Proving Termination in the Context-Sensitive
Dependency Pair Framework
Authors
Raúl Gutiérrez and Salvador Lucas.
Abstract
Termination of context-sensitive rewriting (CSR) is an
interesting problem with several applications in the fields of term
rewriting and in the analysis of programming languages like CafeOBJ,
Haskell, Maude, OBJ, etc.
The dependency pairs approach, one of the most powerful techniques
for proving termination of rewriting, has been adapted to be used
for proving termination of CSR. The corresponding
notion of context-sensitive dependency pair (CS-DP) is
different from the standard one in that collapsing pairs (i.e.,
rules whose right-hand side is a variable) are considered. Although
the implementation and practical use of CS-DPs leads to a
powerful framework for proving termination of CSR, handling
collapsing pairs is not easy and often leads to impose heavy
requirements over the base orderings which are used to achieve the
proofs. A recent proposal removes collapsing pairs by transforming
them into sets of new (standard) pairs. In this way, though, the
complexity of the obtained dependency graph is heavily increased and
the role of collapsing pairs for modeling context-sensitive
computations gets lost. This leads to a less intuitive and accurate
description of the termination behavior of the system.

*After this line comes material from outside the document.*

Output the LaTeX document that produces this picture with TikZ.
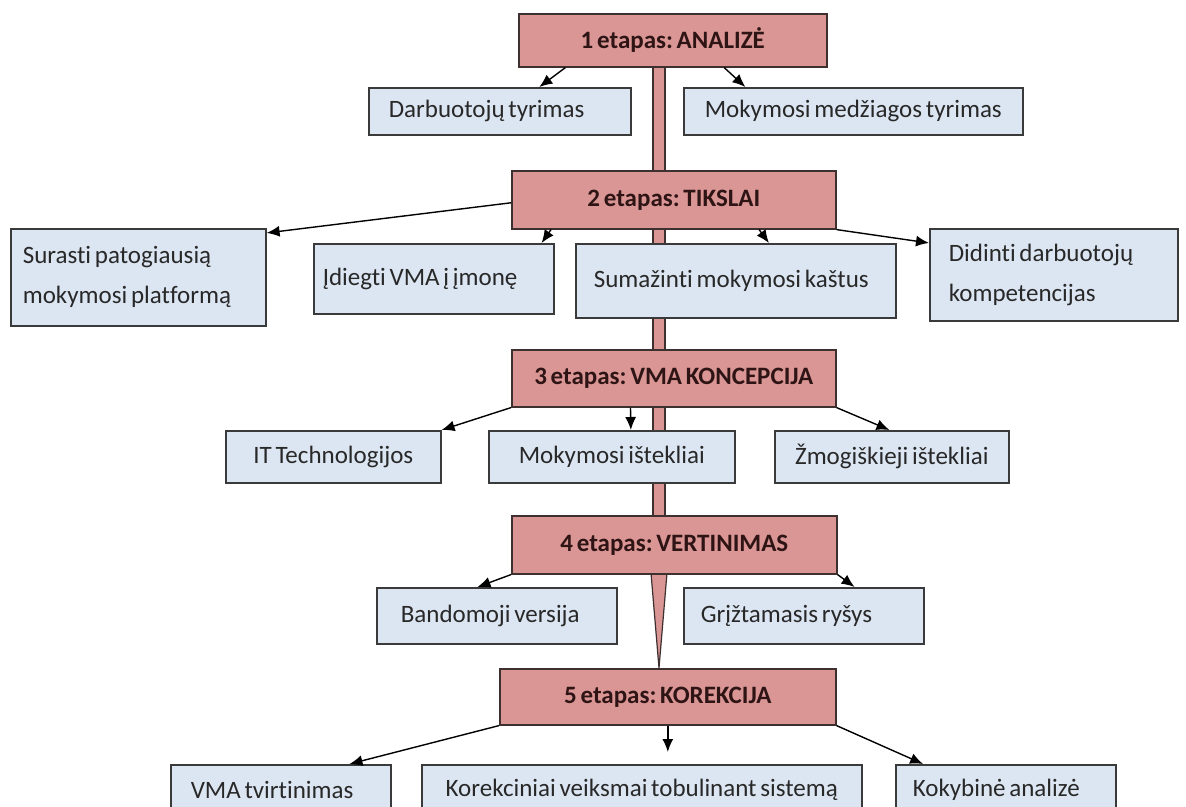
\documentclass[tikz,border=0pt]{standalone}
\usepackage{fontspec}
\setmainfont{Carlito}[Ligatures=NoCommon]
\usetikzlibrary{arrows.meta,calc}

\definecolor{stagefill}{HTML}{D99694}
\definecolor{stageline}{HTML}{3F3030}
\definecolor{stagetext}{HTML}{2E1414}
\definecolor{itemfill}{HTML}{DCE6F2}
\definecolor{itemline}{HTML}{3A3A3A}
\definecolor{itemtext}{HTML}{282828}

% narrow gap between words
\newcommand\wordgap{\hspace{0.15em}}

\tikzset{
  stage/.style={draw=stageline, fill=stagefill, line width=1.6pt,
    anchor=north west, inner ysep=0pt, align=center, text=stagetext,
    font=\bfseries\fontsize{25}{29}\selectfont},
  item/.style={draw=itemline, fill=itemfill, line width=1.6pt,
    anchor=north west, inner ysep=0pt, align=left, text=itemtext,
    font=\fontsize{25}{40}\selectfont},
  centred/.style={align=center},
  arr/.style={draw=black, line width=1.4pt, -{Latex[length=13pt,width=11pt]}},
  shaft/.style={fill=stagefill, draw=stageline, line width=1.2pt},
}

\begin{document}
\begin{tikzpicture}[x=1pt,y=-1pt]
\useasboundingbox (0,0) rectangle (1186,806);

% central spine behind all boxes
\draw[shaft] (653,60) rectangle (665,540);
\draw[shaft] (651,573) -- (667,573) -- (659,668) -- cycle;

% stage 1
\node[stage, inner xsep=0pt, text width=308pt, minimum height=53pt] (b1) at (518,13) {1\wordgap etapas:\wordgap ANALIZĖ};
\node[item, inner xsep=20pt, text width=222pt, minimum height=47pt] (d1) at (368,87) {Darbuotojų\wordgap tyrimas};
\node[item, inner xsep=21pt, text width=297pt, minimum height=47pt] (d2) at (683,87) {Mokymosi\wordgap medžiagos\wordgap tyrimas};

% stage 2
\node[stage, inner xsep=0pt, text width=324pt, minimum height=58pt] (b2) at (511,170) {2\wordgap etapas:\wordgap TIKSLAI};
\node[item, inner xsep=12pt, text width=231pt, minimum height=97pt] (s1) at (10,228) {Surasti\wordgap patogiausią\\mokymosi\wordgap platformą};
\node[item, inner xsep=9pt, text width=222pt, minimum height=70pt] (s2) at (313,243) {Įdiegti\wordgap VMA\wordgap į\wordgap įmonę};
\node[item, inner xsep=18pt, text width=284pt, minimum height=74pt] (s3) at (575,243) {Sumažinti\wordgap mokymosi\wordgap kaštus};
\node[item, inner xsep=19pt, text width=210pt, minimum height=92pt] (s4) at (929,228) {Didinti\wordgap darbuotojų\\kompetencijas};

% stage 3
\node[stage, inner xsep=0pt, text width=324pt, minimum height=57pt] (b3) at (511,349) {3\wordgap etapas:\wordgap VMA\wordgap KONCEPCIJA};
\node[item, centred, inner xsep=0pt, text width=215pt, minimum height=52pt] (t1) at (225,430) {IT\wordgap Technologijos};
\node[item, centred, inner xsep=0pt, text width=246pt, minimum height=52pt] (t2) at (488,430) {Mokymosi\wordgap ištekliai};
\node[item, centred, inner xsep=0pt, text width=234pt, minimum height=52pt] (t3) at (774,430) {Žmogiškieji\wordgap ištekliai};

% stage 4
\node[stage, inner xsep=0pt, text width=325pt, minimum height=58pt] (b4) at (511,515) {4\wordgap etapas:\wordgap VERTINIMAS};
\node[item, inner xsep=24pt, text width=192pt, minimum height=56pt] (v1) at (376,587) {Bandomoji\wordgap versija};
\node[item, inner xsep=17pt, text width=206pt, minimum height=56pt] (v2) at (683,587) {Grįžtamasis\wordgap ryšys};

% stage 5
\node[stage, inner xsep=0pt, text width=336pt, minimum height=56pt] (b5) at (499,668) {5\wordgap etapas:\wordgap KOREKCIJA};
\node[item, inner xsep=20pt, text width=180pt, minimum height=50pt] (k1) at (170,764) {VMA\wordgap tvirtinimas};
\node[item, centred, inner xsep=0pt, text width=440pt, minimum height=50pt] (k2) at (421,764) {Korekciniai\wordgap veiksmai\wordgap tobulinant\wordgap sistemą};
\node[item, inner xsep=17pt, text width=186pt, minimum height=50pt] (k3) at (895,764) {Kokybinė\wordgap analizė};

% connectors
\draw[arr] ($(b1.south west)!0.153!(b1.south east)$) -- ($(d1.north west)!0.65!(d1.north east)$);
\draw[arr] ($(b1.south west)!0.666!(b1.south east)$) -- ($(d2.north west)!0.183!(d2.north east)$);

\draw[arr] ($(b2.north west)!0.55!(b2.south west)$) -- ($(s1.north east)!0.05!(s1.south east)$);
\draw[arr] ($(b2.south west)!0.123!(b2.south east)$) -- ($(s2.north west)!0.946!(s2.north east)$);
\draw[arr] ($(b2.south west)!0.762!(b2.south east)$) -- ($(s3.north west)!0.603!(s3.north east)$);
\draw[arr] (b2.south east) -- ($(s4.north west)!0.16!(s4.south west)$);

\draw[arr] (b3.south west) -- (t1.north east);
\draw[arr] ($(b3.south west)!0.367!(b3.south east)$) -- ($(t2.north west)!0.577!(t2.north east)$);
\draw[arr] (b3.south east) -- ($(t3.north west)!0.49!(t3.north east)$);

\draw[arr] (b4.south west) -- ($(v1.north west)!0.42!(v1.north east)$);
\draw[arr] (b4.south east) -- ($(v2.north west)!0.71!(v2.north east)$);

\draw[arr] (b5.south west) -- ($(k1.north west)!0.81!(k1.north east)$);
\draw[arr, shorten >=12pt] (b5.south) -- (b5.south |- k2.north);
\draw[arr] (b5.south east) -- ($(k3.north west)!0.127!(k3.north east)$);
\end{tikzpicture}
\end{document}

In this paper, we show how to get the best of the two approaches,
thus obtaining a powerful context-sensitive dependency pairs framework
which fulfills all practical and theoretical expectations.
Publication
In Peter Ölveczky, editor,
Proc. of the 8th International Workshop on Rewriting Logic and its Applications, WRLA 2010,
LNCS 6381:19-35, Springer-Verlag, Berlin, 2010.